Ce cross sous un soleil de plomb fut un «véritable calvaire» mais «semble avoir fait connaître les limites du courage humain», admire l’Echo d’Alger du 14 juillet. Les coureurs ont «trouvé, dans les chemins creux du début de leur trajet, des nids de chaleur qui constituaient de véritables fournaises» : «Il y eut certes, dans ce cross, une lutte de muscles d’athlètes mais il y eut surtout une lutte de volontés. La tâche imposée était si formidable qu’elle a fait d’innombrables victimes.» Quant à ceux qui ont pioché au fin fond de leur volonté et de leur courage la force d’aller au bout des 10 kilomètres, le journal les qualifie curieusement (points d’exclamation d’origine) : «Quels pauvres, quels grands athlètes ! ces exténués qui s’approchent du poteau ! Quels grands enfants dans leur vaillance !»

Et le marathon finalement ? Il s’est couru alors que «Paris dansait par 33 degrés à l’ombre» : «Le ciel était aussi ardent que celui de l’Hellade [les provinces centrales de la Grèce antique, ndlr]», décrit le Quotidien du 14 juillet. Paris-Soir parle, lui, de «température sénégalienne». Mais point de drame comme lors du cross-country. «Malgré la chaleur [somme toute très supportable, avec 25,1°C], aucun accident ne s’est produit», rapporte la Croix du 15 juillet qui se félicite que le départ de la course ait été reporté à 17 h 30. «Le marathon ne fut nullement tragique, se félicite le Petit Journal au lendemain de l’épreuve. Evidemment, il faisait moins chaud et moins lourd que la veille.» Presque le temps idéal pour sortir un marathonien. «Tous ceux qui avaient assisté la veille à la dramatique fin de course de l’épreuve de cross-country étaient étreints d’une angoisse compréhensible, rappelle le Journal. Ce marathon allait-il se transformer en catastrophe ? […] Heureusement, le soleil torréfiant de la veille s’est fait moins ardent. […] La course a pu se dérouler non seulement sans accident mais même dans les meilleures conditions qu’on pouvait rêver.»

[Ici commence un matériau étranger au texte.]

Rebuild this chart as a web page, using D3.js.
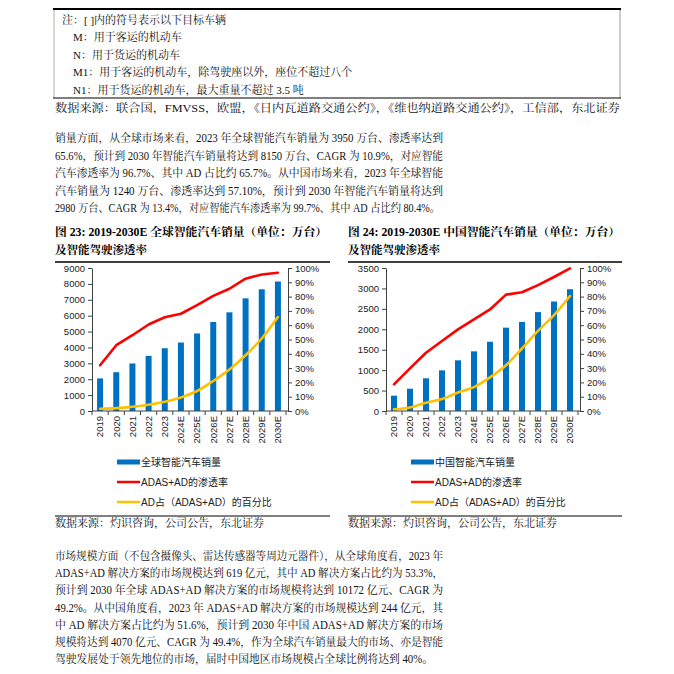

Le champion olympique 1924 du marathon se nomme Albin Stenroos. Un Finlandais comme Paavo Nurmi, médaillé d’or des 1500, 5 000 m, du cross-country, et Ville Ritola premier des 3000 m steeple et 10 000 m. Ces trusteurs d’or remportent également les 3 000 m et cross-country par équipes. On les surnomma «les Finlandais volants». Des hommes venus du froid plus forts que la canicule. Peut-être la magie des Jeux olympiques.